12:00 – Joint reading. Other guests: China Mieville

4:00 – Panel: From print to pixels: paper comics to webcomics. Other guests: Phil Foglio, Kaja Foglio and Howard Tayler

5:00 – Panel: E.T. has a chainsaw: When science fiction and horror collide. Other guests: Bob Eggleton and Christian Sauvé

Saturday, 4 September

10:00 – Panel: Videogames as art. Other guests: K. A. Bedford and John Scalzi

1:00 – Joint signing. Other guests: Carrie Vaughn, Gail Carriger and Karen Healey

4:00 – Panel: Dark shadows – YA urban fantasy. Other guests: Chuck McKenzie, Sue Bursztynski, and Carrie Vaughn

Sunday, 5 September

3:oo – Panel: The (haunted) streets of our town – YA urban fantasy. Other guests: Karen Healey and Seanan McGuire

Monday, 6 September

12:00 – Panel: Cyberpunk anime – origins and influences. Other guests: Lars Adler and Juan Sanmiguel

2:00 – Debate: Zombie/Vampire smackdown. Other guests: Chuck Mckenzie, Narelle Harris, George R. R. Martin, Felicity Dowker and Scott Edelmann

3:00 – Panel: Fantasy fiction and the Bechdel test. Other guests: Ellen Kushner

I’ll also be attending the Nightmare Ball on Friday Night and the Hugo Awards on Sunday.

Overall status: WOO!

For more detail on the Worldcon program, you can look here and here.
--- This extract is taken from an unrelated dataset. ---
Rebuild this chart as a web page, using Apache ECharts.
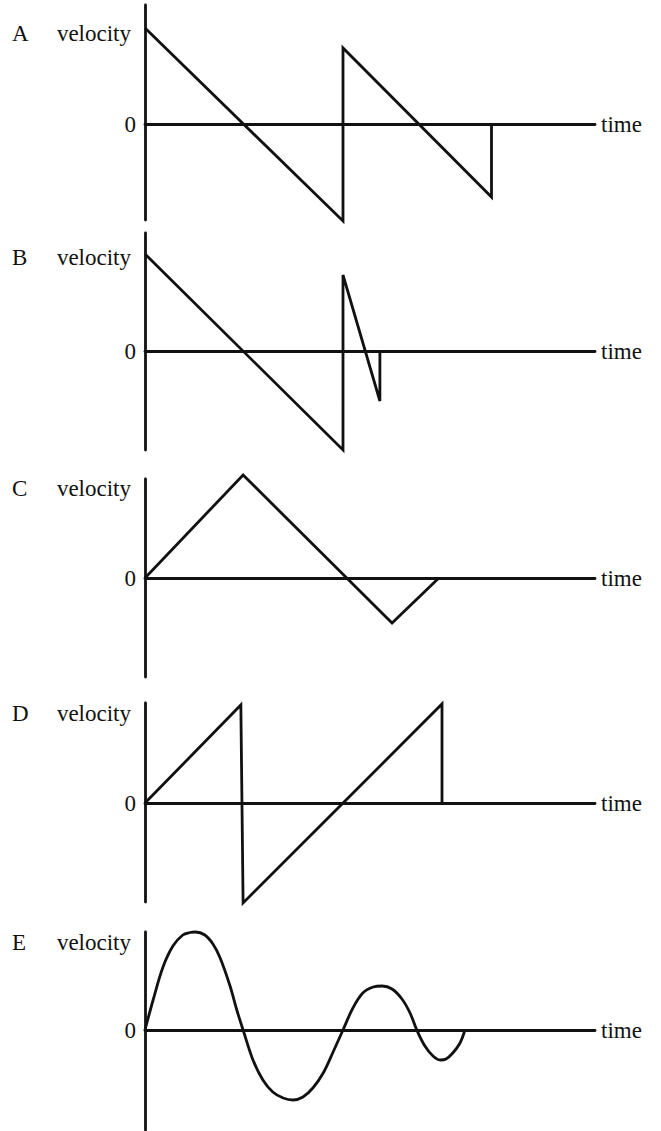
<!DOCTYPE html>
<html>
<head>
<meta charset="utf-8">
<script src="https://cdn.jsdelivr.net/npm/echarts@6/dist/echarts.min.js"></script>
<style>
  html, body { margin: 0; padding: 0; background: #fff; }
  #chart { width: 661px; height: 1131px; }
</style>
</head>
<body>
<div id="chart"></div>
<script>
// panel letters
const panelNames = ['A', 'B', 'C', 'D', 'E'];

// A: falls, jumps up, falls again, back to zero
const timeA = [0, 4.4, 4.4, 7.7, 7.7];
const velA  = [9.6, -9.7, 7.6, -7.3, 0];
// B: same start, then a short steep fall
const timeB = [0, 4.4, 4.4, 5.22, 5.22];
const velB  = [9.7, -9.9, 7.6, -5.0, 0];
// C: triangle up and down
const timeC = [0, 2.18, 5.49, 6.53];
const velC  = [0, 10.3, -4.5, 0];
// D: rises, drops, rises again
const timeD = [0, 2.13, 2.18, 6.6, 6.6];
const velD  = [0, 9.8, -10.0, 9.9, 0];
// E: damped wave
const timeE = [0, 0.18, 0.40, 0.62, 0.84, 1.00, 1.12, 1.33, 1.51, 1.67, 1.89, 2.04, 2.18,
  2.40, 2.62, 2.84, 3.07, 3.29, 3.51, 3.73, 3.96, 4.18, 4.40,
  4.62, 4.84, 5.07, 5.27, 5.49, 5.71, 5.89, 6.04,
  6.22, 6.40, 6.56, 6.69, 6.84, 7.00, 7.11];
const velE  = [0, 3.0, 6.3, 8.4, 9.5, 9.75, 9.8, 9.5, 8.6, 7.2, 4.4, 2.0, 0,
  -3.0, -5.0, -6.2, -6.8, -7.0, -6.7, -5.8, -4.3, -2.2, 0,
  2.2, 3.7, 4.3, 4.4, 4.1, 3.1, 1.7, 0,
  -1.6, -2.6, -3.0, -2.9, -2.3, -1.3, 0];

const times = [timeA, timeB, timeC, timeD, timeE];
const vels = [velA, velB, velC, velD, velE];

// where each panel sits on the page
const layout = [
  { top: 5,   height: 215, yMin: -9.6,  yMax: 11.9, nameGap: -28, letterY: 33 },
  { top: 233, height: 217, yMin: -9.9,  yMax: 11.8, nameGap: -24, letterY: 257 },
  { top: 479, height: 198, yMin: -9.9,  yMax: 9.9,  nameGap: -9,  letterY: 488 },
  { top: 703, height: 199, yMin: -9.9,  yMax: 10.0, nameGap: -10, letterY: 713 },
  { top: 932, height: 198, yMin: -10.0, yMax: 9.8,  nameGap: -10, letterY: 942 }
];

const ink = '#111';
const font = '"Liberation Serif", "DejaVu Serif", serif';
const fontSize = 23;
const lw = 2.8;

const chart = echarts.init(document.getElementById('chart'), null, { renderer: 'svg' });

const option = {
  animation: false,
  backgroundColor: '#fff',
  textStyle: { fontFamily: font, color: ink },
  title: layout.map((p, i) => ({
    text: panelNames[i],
    left: 12,
    top: p.letterY - 12,
    padding: 0,
    textStyle: { fontFamily: font, fontSize: fontSize, fontWeight: 'normal', color: ink, lineHeight: 24 }
  })),
  grid: layout.map(p => ({ left: 145, width: 450, top: p.top, height: p.height })),
  xAxis: layout.map((p, i) => ({
    gridIndex: i,
    type: 'value',
    min: 0,
    max: 10,
    name: 'time',
    nameLocation: 'end',
    nameGap: 6,
    nameTextStyle: { fontFamily: font, fontSize: fontSize, color: ink, align: 'left', verticalAlign: 'middle' },
    axisLine: { show: true, onZero: true, lineStyle: { color: ink, width: lw } },
    axisTick: { show: false },
    axisLabel: { show: false },
    splitLine: { show: false }
  })),
  yAxis: layout.map((p, i) => ({
    gridIndex: i,
    type: 'value',
    min: p.yMin,
    max: p.yMax,
    name: 'velocity',
    nameLocation: 'end',
    nameGap: p.nameGap,
    nameTextStyle: { fontFamily: font, fontSize: fontSize, color: ink, align: 'right', verticalAlign: 'middle', padding: [0, 14, 0, 0] },
    axisLine: { show: true, onZero: false, lineStyle: { color: ink, width: lw } },
    axisTick: { show: false },
    splitLine: { show: false },
    axisLabel: { customValues: [0], margin: 9, fontFamily: font, fontSize: fontSize, color: ink }
  })),
  series: layout.map((p, i) => ({
    type: 'line',
    xAxisIndex: i,
    yAxisIndex: i,
    data: times[i].map((t, k) => [t, vels[i][k]]),
    symbol: 'none',
    showSymbol: false,
    clip: false,
    smooth: i === 4 ? 0.35 : false,
    lineStyle: { color: ink, width: lw, join: 'miter', miterLimit: 4 }
  }))
};

chart.setOption(option);
</script>
</body>
</html>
I have also spent this past weekend attending and blogging about the Melbourne Writers’ Festival on behalf of the Book Show Blog. Beginning with Joss Whedon’s keynote appearence on Friday night, my thoughts on DBC Pierre, Why I Read, Jostien Gaarder, Peter Beinart, A Wordsmith’s Dream, Kim Stanley Robinson and The Thinking Person’s God-dess have all now been posted. The plan is to keep up the blogging throughout Worldcon, too, which is just another reason why, should you happen to encounter me any time prior to next Tuesday, I will most likely be in a wild, shiny state of meta-crazy. But in a good way!

So, as you may or may not be aware, the Melbourne Writers Festival starts this weekend. The keynote address, delivered by Joss Whedon, is on tomorrow night. The fact that I’m attending is an ongoing source of glee – as is the fact that, courtesy of the Book Show on Radio National, I have a media pass to ten events over the weekend, which I’ll be blogging about in due course. Not here, though – I’ll be over at the Book Show Blog itself, playing in the big girl sandpit and trying to keep my bubblegum outta my pigtails.

Did I mention that Worldcon is also on between 2 and 6 September? And that I’m going? And that I’m blogging about it for the Book Show, too? And that I’m going to be on actual panels with actual awesome authors (see above re: big girl sandpit) and basically Getting My Geek On? For five whole days?

Dude.

Awesomeness is imminent.

Very soon, I’ll be posting my Worldcon schedule and linking to my Book Show blogs. But until then: SQUEE!